A Persistent Skills Mismatch
In many African nations, state education systems are struggling to adapt to the rapid transformation of economies, which are increasingly characterised by the rise of services, digital technology, and specialised industrial activities. Technical and vocational training programmes often remain underfunded, socially undervalued, or disconnected from the needs of the private sector.
This situation creates a growing space for private vocational, technical, and post-secondary training initiatives capable of more rapidly adjusting their curricula to market demands. However, experts emphasise that these solutions can only be fully effective if integrated into clear, accessible regulatory frameworks to avoid further segmentation between trained and untrained youth.
The Afrobarometer survey also reveals that more than half of the young Africans interviewed prefer to start their own business rather than hold formal salaried employment. This result is often interpreted as a sign of a strong entrepreneurial spirit. Nevertheless, several studies, notably from the World Bank and the UNDP, show that this preference also reflects an economic survival strategy in contexts where formal jobs are scarce, highly competitive, or poorly remunerated.
This dynamic fuels demand for financial services tailored to small-scale activities: fintechs, digital payment solutions, microcredit, incubators, and entrepreneurship support programmes. While these sectors are experiencing rapid growth, their actual impact on sustainable job creation remains uneven across countries and depends heavily on the regulatory environment, market access, and macroeconomic stability.
A Marked Territorial Divide
The Afrobarometer report highlights a sharp disparity between urban and rural areas. Young people living in rural settings are significantly more likely to be outside the education system and the labour market than their urban counterparts, with an estimated gap of over 20 percentage points.
This territorial divide points to structural constraints: limited access to training centres, weak digital infrastructure, logistical difficulties, and poor market integration. It underscores the potential—but also the limitations—of solutions based on mobile learning, digital finance, and economic matchmaking platforms. Without massive public investment in basic infrastructure, these innovations risk primarily benefiting already-connected areas.
With more than 400 million people aged 15 to 35—a population expected to reach approximately 830 million by 2050, according to United Nations projections—Africa faces unparalleled demographic pressure. This youth bulge is often framed as a potential "demographic dividend", but this can only materialise through a profound transformation of training systems, labour markets, and industrial policies.
In the short to medium term, the concentration of a large portion of the young workforce in low-productivity sectors—subsistence agriculture, informal trade, and low-skilled manual labour—limits potential economic gains and hampers the upgrading of African economies.
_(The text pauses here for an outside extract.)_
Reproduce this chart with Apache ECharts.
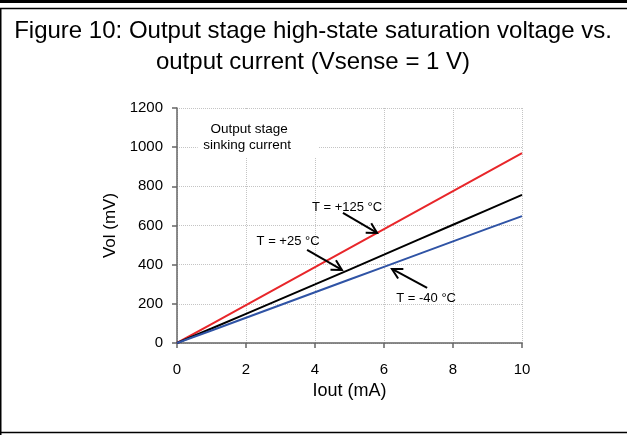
<!DOCTYPE html>
<html>
<head>
<meta charset="utf-8">
<script src="https://cdn.jsdelivr.net/npm/echarts@6/dist/echarts.min.js"></script>
<style>
html,body{margin:0;padding:0;background:#fff;}
#chart{width:627px;height:435px;}
</style>
</head>
<body>
<div id="chart"></div>
<script>
var currents = [0, 1, 2, 3, 4, 5, 6, 7, 8, 9, 10];
var volT125 = [0, 97, 194, 291, 388, 485, 582, 679, 776, 873, 970];
var volT25 = [0, 74, 149, 224, 299, 375, 451, 528, 604, 680, 756];
var volTm40 = [0, 64, 129, 194, 259, 324, 389, 454, 519, 584, 648];
var titleLines = ['Figure 10: Output stage high-state saturation voltage vs.', 'output current (Vsense = 1 V)'];
var annotations = [
  {text: 'T = +125 °C', x: 4.93, y: 694, from: [4.81, 664], to: [5.80, 562]},
  {text: 'T = +25 °C', x: 3.22, y: 521, from: [3.77, 475], to: [4.78, 373]},
  {text: 'T = -40 °C', x: 7.22, y: 230, from: [7.25, 281], to: [6.23, 378]}
];
var noteLines = ['Output stage', 'sinking current'];

function pairs(ys) { return currents.map(function (x, i) { return [x, ys[i]]; }); }

var FONT = '"Liberation Sans", Arial, sans-serif';
var chart = echarts.init(document.getElementById('chart'), null, {renderer: 'canvas'});

var option = {
  animation: false,
  backgroundColor: '#fff',
  grid: {left: 177, right: 105, top: 108, bottom: 92, containLabel: false},
  xAxis: {
    type: 'value', min: 0, max: 10, interval: 2,
    name: 'Iout (mA)', nameLocation: 'middle', nameGap: 32,
    nameTextStyle: {fontFamily: FONT, fontSize: 18, color: '#000'},
    axisLine: {show: true, onZero: false, lineStyle: {color: '#666', width: 1.5}},
    axisTick: {show: true, inside: false, length: 5, lineStyle: {color: '#666', width: 1.5}},
    axisLabel: {fontFamily: FONT, fontSize: 15, color: '#000', margin: 19, formatter: function (v) { return String(v); }},
    splitLine: {show: true, lineStyle: {color: '#c4c4c4', type: 'dotted', width: 1}}
  },
  yAxis: {
    type: 'value', min: 0, max: 1200, interval: 200,
    name: 'Vol (mV)', nameLocation: 'middle', nameGap: 56,
    nameTextStyle: {fontFamily: FONT, fontSize: 17, color: '#000'},
    axisLine: {show: true, onZero: false, lineStyle: {color: '#666', width: 1.5}},
    axisTick: {show: true, inside: false, length: 5, lineStyle: {color: '#666', width: 1.5}},
    axisLabel: {fontFamily: FONT, fontSize: 15, color: '#000', margin: 14, formatter: function (v) { return String(v); }},
    splitLine: {show: true, lineStyle: {color: '#c4c4c4', type: 'dotted', width: 1}}
  },
  series: [
    {type: 'line', name: 'T = +125 °C', data: pairs(volT125), showSymbol: false, lineStyle: {color: '#e8262a', width: 2}, z: 3},
    {type: 'line', name: 'T = +25 °C', data: pairs(volT25), showSymbol: false, lineStyle: {color: '#000000', width: 2}, z: 3},
    {type: 'line', name: 'T = -40 °C', data: pairs(volTm40), showSymbol: false, lineStyle: {color: '#2f53a5', width: 2}, z: 3}
  ]
};
chart.setOption(option);

function px(pt) { return chart.convertToPixel({gridIndex: 0}, pt); }

var g = [];
// frame lines
g.push({type: 'rect', shape: {x: 0, y: 0, width: 627, height: 3}, style: {fill: '#000'}, z: 100});
g.push({type: 'line', shape: {x1: 0, y1: 8.5, x2: 627, y2: 8.5}, style: {stroke: '#000', lineWidth: 1.5}, z: 100});
g.push({type: 'line', shape: {x1: 0.75, y1: 8, x2: 0.75, y2: 435}, style: {stroke: '#000', lineWidth: 1.5}, z: 100});
g.push({type: 'line', shape: {x1: 0, y1: 432.5, x2: 627, y2: 432.5}, style: {stroke: '#000', lineWidth: 1.5}, z: 100});
// title
g.push({type: 'text', x: 313, y: 31, style: {text: titleLines[0], font: '24px ' + FONT, fill: '#000', textAlign: 'center', textVerticalAlign: 'middle'}, z: 100});
g.push({type: 'text', x: 313, y: 62, style: {text: titleLines[1], font: '24px ' + FONT, fill: '#000', textAlign: 'center', textVerticalAlign: 'middle'}, z: 100});
// note with white box
var nb1 = px([0.6, 1190]);
var nb2 = px([4.1, 945]);
g.push({type: 'rect', shape: {x: nb1[0], y: nb1[1], width: nb2[0] - nb1[0], height: nb2[1] - nb1[1]}, style: {fill: '#fff'}, z: 50});
var n1 = px([2.09, 1093]);
var n2 = px([2.03, 1011]);
g.push({type: 'text', x: n1[0], y: n1[1], style: {text: noteLines[0], font: '13.5px ' + FONT, fill: '#000', textAlign: 'center', textVerticalAlign: 'middle'}, z: 60});
g.push({type: 'text', x: n2[0], y: n2[1], style: {text: noteLines[1], font: '13.5px ' + FONT, fill: '#000', textAlign: 'center', textVerticalAlign: 'middle'}, z: 60});
// annotations with arrows
annotations.forEach(function (a) {
  var p = px([a.x, a.y]);
  g.push({type: 'text', x: p[0], y: p[1], style: {text: a.text, font: '13px ' + FONT, fill: '#000', textAlign: 'center', textVerticalAlign: 'middle'}, z: 60});
  var s = px(a.from), e = px(a.to);
  var dx = e[0] - s[0], dy = e[1] - s[1];
  var len = Math.sqrt(dx * dx + dy * dy);
  var ux = dx / len, uy = dy / len;
  var hl = 10, hw = 5.5;
  var bx = e[0] - ux * hl, by = e[1] - uy * hl;
  var l1 = [bx - uy * hw, by + ux * hw];
  var l2 = [bx + uy * hw, by - ux * hw];
  g.push({type: 'line', shape: {x1: s[0], y1: s[1], x2: e[0], y2: e[1]}, style: {stroke: '#000', lineWidth: 2}, z: 60});
  g.push({type: 'polyline', shape: {points: [l1, e, l2]}, style: {stroke: '#000', lineWidth: 2, fill: null}, z: 60});
});
chart.setOption({graphic: g});
</script>
</body>
</html>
Correcting Labour Market Coordination Failures
Economists describe this situation as a "coordination failure": young people train in fields with low demand, companies struggle to recruit suitable profiles, and institutions do not sufficiently fulfil their role as intermediaries. Specific private initiatives are attempting to bridge this gap, such as Andela in software developer training or platforms facilitating access to agricultural markets and digital payments.
These experiences demonstrate that it is possible to transform structural constraints into viable business models. However, they remain marginal at the continental scale and primarily concern urban and relatively well-educated segments of the population.
While the youth employment crisis in Africa opens up economic opportunities, these are neither an automatic solution nor a substitute for public policy. The majority of young Africans—estimated at over 50% outside formal employment and structured training—remain largely excluded from the benefits of growth in innovative sectors.
The real economic challenge lies in expanding access to relevant training, financing, and infrastructure, while ensuring effective coordination among states, businesses, and education systems. Otherwise, the opportunities offered by the private sector risk remaining concentrated among a minority, without resolving the structural imbalances of the African labour market.